Pour preuve, les nombreux courriers émanant des industriels du vin adressés à des députés, dès début novembre, demandant au gouvernement de renoncer à l’opération. « Le fait est que l’Etat n’arrive pas à trouver les bonnes réponses à la prévention de l’alcool, à équilibrer les enjeux économiques, de santé et sociaux d’usage d’alcool », insiste Nathalie Latour, déléguée générale de la Fédération Addiction. Les promoteurs du Dry January en France se défendent d’être des hygiénistes forcenés : pour eux, l’idée n’est pas et n’a jamais été d’interdire de consommer de l’alcool, mais de responsabiliser les Français.

Une autre opération intitulée « janvier sobre »

Côté belge, pour le directeur de la Fondation contre le cancer, Didier Vander Steichel, « la décision du gouvernement français est surprenante, nous y voyons l’influence plus que probable des lobbys vinicoles et la déplorons. D’autant qu’il ne s’agit pas d’exclure définitivement la consommation d’alcool, mais plutôt d’amener les consommateurs à réfléchir à son impact et à mieux la contrôler. Je suis surpris de voir un chef d’Etat se prononcer contre une initiative de promotion de la santé publique ! ».
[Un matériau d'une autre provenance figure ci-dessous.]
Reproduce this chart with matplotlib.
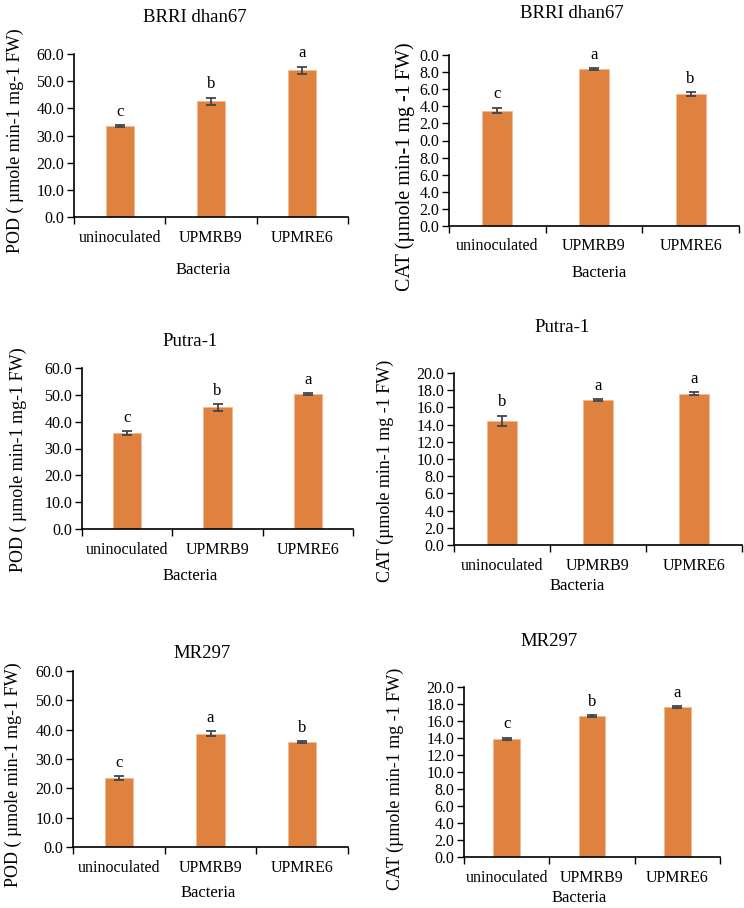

L’alcool est un grave problème de santé publique, martèle Amine Benyamina, président de la Fédération française d’addictologie, qui rappelle les 41 000 décès liés à l’alcool, la banalisation des « bitures express » chez les jeunes. Sans compter le fardeau sanitaire et social associé : accidents, violences, suicides, passages aux urgences. Bien que le volume d’alcool pur diminue depuis les années 1960 (il est de 11,5 litres par habitant en 2018), la France reste parmi les pays les plus consommateurs du monde, au 6e rang des 34 pays de l’OCDE.

Autre opération qui peut semer la confusion, Janvier sobre a été lancée en septembre par Laurence Cottet, patiente experte en addictologie. « L’objectif est de se questionner sur sa consommation, chacun adaptant ce défi à sa manière, en respectant les repères », souligne-t-elle. Quasiment le même argument que le Dry January à la française.

« Ce n’est pas la même chose, explique Michel Reynaud, président du collectif Fonds Actions Addictions, cette opération est dangereuse, car, en incitant à respecter les repères de consommation, cela laisse entendre que c’est la norme. » « Ce sujet est bien trop grave pour qu’il ne soit pas clivant », insiste Laurence Cottet, rappelant qu’elle n’a aucun lien avec l’industrie. Pour Guylaine Benech, « ces deux opérations n’ont rien à voir. Le message de Janvier sobre est grosso modo celui des acteurs de la filière économique, consistant à promouvoir une consommation d’alcool dite “responsable” ». Pourtant, le risque de développer certaines pathologies existe dès le premier verre, souligne l’Organisation mondiale de la santé.